Proof of our theorem. Let G_1,G_2 be two finite abelian groups with the same number of elements of each order. According to lemma 1, we may suppose that they are p-groups for some prime p. If |G_1|=1, clearly G_1 \simeq \{0\} \simeq G_2.

Now suppose by induction that our theorem holds when one group has an order smaller than or equal to n and suppose that |G_1|=n+1. According to lemma 4, there exist H_1 \leq G_1, H_2 \leq G_2 and m \geq 1 such that G_1 \simeq H_1 \oplus \mathbb{Z}_m and G_2 \simeq H_2 \oplus \mathbb{Z}_m, where m is the highest order of an element of G_1 and G_2.
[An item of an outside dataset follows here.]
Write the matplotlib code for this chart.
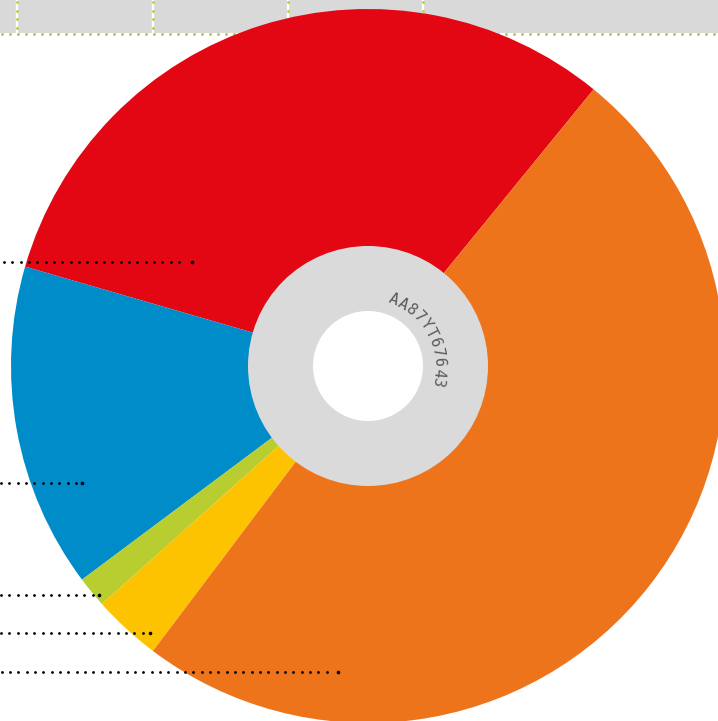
import numpy as np
import matplotlib
matplotlib.use("Agg")
import matplotlib.pyplot as plt
from matplotlib.patches import Circle, Rectangle

# ---- data ----
categories = ["Red", "Blue", "Green", "Yellow", "Orange"]
values = [31.4, 14.7, 1.4, 3.1, 49.4]
colors = ["#e30613", "#008bc9", "#b8cd2f", "#fdc300", "#ee741c"]
center_label = "AA87YT67643"

W, H = 718, 721
fig = plt.figure(figsize=(W / 100, H / 100), dpi=100)
ax = fig.add_axes([0, 0, 1, 1])

def Y(y):
    return H - y

# top band
ax.add_patch(Rectangle((0, Y(33)), W, 33, facecolor="#d9d9d9", edgecolor="none", zorder=0))
for sx in [17, 153, 288, 423]:
    ax.plot([sx, sx], [Y(0), Y(33)], color="white", lw=1.6, zorder=0.5)
    ys = np.arange(2, 33, 8.5)
    ax.plot(np.full_like(ys, sx), Y(ys), "o", color="#b8cd2f", ms=2.0, mew=0, zorder=0.6)
bx = np.arange(2, W, 8.0)
ax.plot(bx, np.full_like(bx, Y(34)), "o", color="#b8cd2f", ms=2.1, mew=0, zorder=0.6)

cx, cy = 368, Y(366)
ax.pie(values, colors=colors, startangle=50.8, counterclock=True,
       center=(cx, cy), radius=357, frame=True,
       wedgeprops=dict(linewidth=0, zorder=1))

ax.add_patch(Circle((cx, cy), 120, facecolor="#dadada", edgecolor="none", zorder=3))
ax.add_patch(Circle((cx, cy), 55, facecolor="white", edgecolor="none", zorder=4))

# curved label
angs = np.linspace(68.5, -13.5, len(center_label))
for ch, a in zip(center_label, angs):
    r = 71
    x = cx + r * np.cos(np.radians(a))
    y = cy + r * np.sin(np.radians(a))
    ax.text(x, y, ch, rotation=a - 90, ha="center", va="center",
            fontsize=11, color="#5a5a5a", family="DejaVu Sans Mono",
            zorder=5, rotation_mode="anchor")

# leader lines (dotted)
leaders = [(4, 192, 261.5), (1, 82, 483), (1, 99, 595), (1, 150, 633), (1.7, 338, 672)]
for x0, xe, yy in leaders:
    xs = np.arange(x0, xe - 5, 8.33)
    ax.plot(xs, np.full_like(xs, Y(yy)), "o", color="black", ms=2.0, mew=0, zorder=6)
    ax.plot([xe], [Y(yy)], "o", color="black", ms=2.6, mew=0, zorder=6)

ax.set_xlim(0, W)
ax.set_ylim(0, H)
ax.set_aspect("equal")
ax.axis("off")
fig.savefig("out.png", dpi=100)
Applying our induction hypothesis, we deduce that H_1 \simeq H_2 hence G_1 \simeq G_2. \square

Therefore, our theorem is an easy consequence of lemma 4. It is worth noticing that the fact that any finite abelian group is a direct sum of cyclic groups is also an easy corollary of lemma 4.

We conclude with two corollaries:

Corollary 1: If G \oplus H \simeq K \oplus H then G \simeq K.

Corollary 2: If G \oplus G \simeq H \oplus H then G \simeq H.

They can be shown by induction on the cardinality and using the identity

\displaystyle n_k(G \oplus H)= n_k(G) \sum\limits_{j \mid k} n_j(H) + n_k(H) \sum\limits_{j \mid k} n_j(G) -n_k(G) n_k(H),

where n_k( \cdot) denotes the number of elements of order k in some p-group.

In fact, the two corollaries above are true for any finite groups.